Stele (pl. Stelai) is defined in Wikipedia as a stone or wooden slab, generally taller than it is wide, erected for funerals or commemorative purposes, most usually decorated with the names and titles of the deceased or living — inscribed, carved in relief or painted onto the slab. It can also be used as a territorial marker to delineate land ownership. Ireland is littered with solitary standing stones or menhirs that many consider to be boundary markers. They are to be found across Europe and North Africa as well as Asia.
The words come into the Atlantis narrative when Plato refers to what is usually translated as ‘the Pillars of Heracles’. In fact Plato does not use the Greek word ‘stulos’ which means pillar or supporting column. Commenting on this word, Riaan Booysen wrote(a) “The Greek word for pillar is stulos, which is similar but not identical to either stêlas or even stele. The latter two words are not to be found in any of Strong’s Concordance, the Pocket Oxford Classical Greek Dictionary, the Oxford Greek Minidictionary or the Oxford Greek-English Learner’s Dictionary. That is however not to say that it does not exist, and I have indeed been able to find an interpretation of the word stele as:
“Greek: an inscribed stone slab; a block of stone, gravestone; a column, a pillar…”
It therefore seems that stêlas should be interpreted as an inscribed block of stone, possibly even a gravestone, rather than a pillar or pillars as it is understood today.

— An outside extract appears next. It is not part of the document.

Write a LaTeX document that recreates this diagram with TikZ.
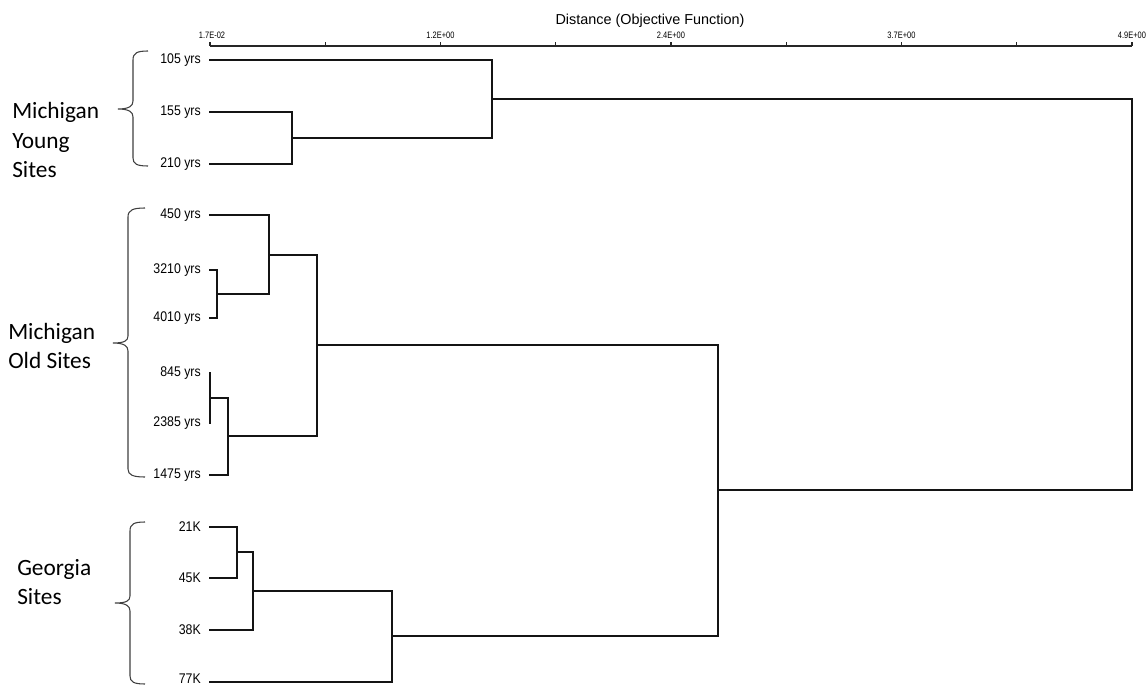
\documentclass[tikz,border=0pt]{standalone}
\usepackage{fontspec}
\setmainfont{Liberation Sans}
\newfontfamily\leaffont[FakeStretch=0.88]{Liberation Sans}
\newfontfamily\tickfont[FakeStretch=0.8]{Liberation Sans}
\newfontfamily\grpfont{Carlito}
\begin{document}
\begin{tikzpicture}[x=0.75pt,y=-0.75pt,
  dend/.style={line width=1.3pt,color=black!92,line cap=rect},
  axisline/.style={line width=1.0pt,color=black!85},
  bracestyle/.style={line width=0.8pt,color=black!75},
  leaflabel/.style={anchor=east,inner sep=0pt,font=\leaffont\fontsize{10.5}{12}\selectfont},
  ticklabel/.style={inner sep=0pt,font=\tickfont\fontsize{7}{8}\selectfont},
  grplabel/.style={anchor=west,inner sep=0pt,align=left,font=\grpfont\fontsize{17.5}{22}\selectfont}]
\useasboundingbox[fill=white] (0,0) rectangle (1147,685);

% axis
\node[font=\fontsize{10.8}{12}\selectfont] (title) at (650,21) {Distance (Objective Function)};
\coordinate (ax0) at (210,46);
\coordinate (ax1) at (1132,46);
\draw[axisline] (ax0) -- (ax1);
\foreach \k in {0,...,8}{
  \draw[axisline] ({210+\k*115.25},46) -- ({210+\k*115.25},42);
}
\node[ticklabel] (t0) at (212,35) {1.7E-02};
\node[ticklabel] (t1) at (440.5,35) {1.2E+00};
\node[ticklabel] (t2) at (671,35) {2.4E+00};
\node[ticklabel] (t3) at (901.5,35) {3.7E+00};
\node[ticklabel] (t4) at (1132,35) {4.9E+00};

% leaves
\foreach \n/\y/\t in {a1/60/105 yrs, a2/112/155 yrs, a3/164/210 yrs,
  b1/215/450 yrs, b2/270/3210 yrs, b3/318/4010 yrs, b4/373/845 yrs, b5/423/2385 yrs, b6/475/1475 yrs,
  c1/527/21K, c2/578/45K, c3/630/38K}{
  \coordinate (\n) at (210,\y);
  \node[leaflabel] (lab\n) at (201,\y) {\t};
}
\coordinate (c4) at (210,682);
\node[leaflabel] (labc4) at (201,678.5) {77K};

% junctions
\coordinate (j1) at (292,138);
\coordinate (j2) at (492,99);
\coordinate (j3) at (217,294);
\coordinate (j4) at (269,255);
\coordinate (j5) at (210,398);
\coordinate (j6) at (228,436);
\coordinate (j7) at (317,345);
\coordinate (j8) at (237,552);
\coordinate (j9) at (253,591);
\coordinate (j10) at (392,636);
\coordinate (j11) at (718,490);
\coordinate (root) at (1132,300);

% Michigan young
\draw[dend] (a2) -| (j1) |- (a3);
\draw[dend] (j1) -| (j2) |- (a1);
% Michigan old
\draw[dend] (b2) -| (j3) |- (b3);
\draw[dend] (j3) -| (j4) |- (b1);
\draw[dend] (b4) -- (b5);
\draw[dend] (j5) -| (j6) |- (b6);
\draw[dend] (j4) -| (j7) |- (j6);
% Georgia
\draw[dend] (c1) -| (j8) |- (c2);
\draw[dend] (j8) -| (j9) |- (c3);
\draw[dend] (j9) -| (j10) |- (c4);
% upper joins
\draw[dend] (j7) -| (j11) |- (j10);
\draw[dend] (j2) -| (root) |- (j11);

% braces
\draw[bracestyle] (148,51) .. controls (137,51) and (133,53) .. (133,60) -- (133,101)
  .. controls (133,106) and (129,109) .. (118,109)
  .. controls (129,109) and (133,112) .. (133,117) -- (133,158)
  .. controls (133,164) and (137,166) .. (148,166);
\draw[bracestyle] (145,208) .. controls (133,208) and (128,210) .. (128,217) -- (128,336)
  .. controls (128,341) and (124,343) .. (113,343)
  .. controls (124,343) and (128,346) .. (128,351) -- (128,469)
  .. controls (128,475) and (133,477) .. (145,477);
\draw[bracestyle] (145,522) .. controls (134,522) and (130,524) .. (130,531) -- (130,596)
  .. controls (130,601) and (126,603) .. (115,603)
  .. controls (126,603) and (130,606) .. (130,611) -- (130,676)
  .. controls (130,682) and (134,684) .. (145,684);

% group labels
\node[grplabel] (gy) at (12,140) {Michigan\\Young\\Sites};
\node[grplabel] (go) at (8,346) {Michigan\\Old Sites};
\node[grplabel] (gg) at (17,582) {Georgia\\Sites};
\end{tikzpicture}
\end{document}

Anton Mifsud insists ‘stelai’ can only refers commemorative slabs rather than supportive pillars and that the distinction between a pillar and commemorative slab is important as Mifsud has identified two previously recorded blocks found on Malta as the ‘Pillars of Hercules.’
For my part, I favour the secondary meaning of ‘boundary marker’ as it would seem to better suit the context.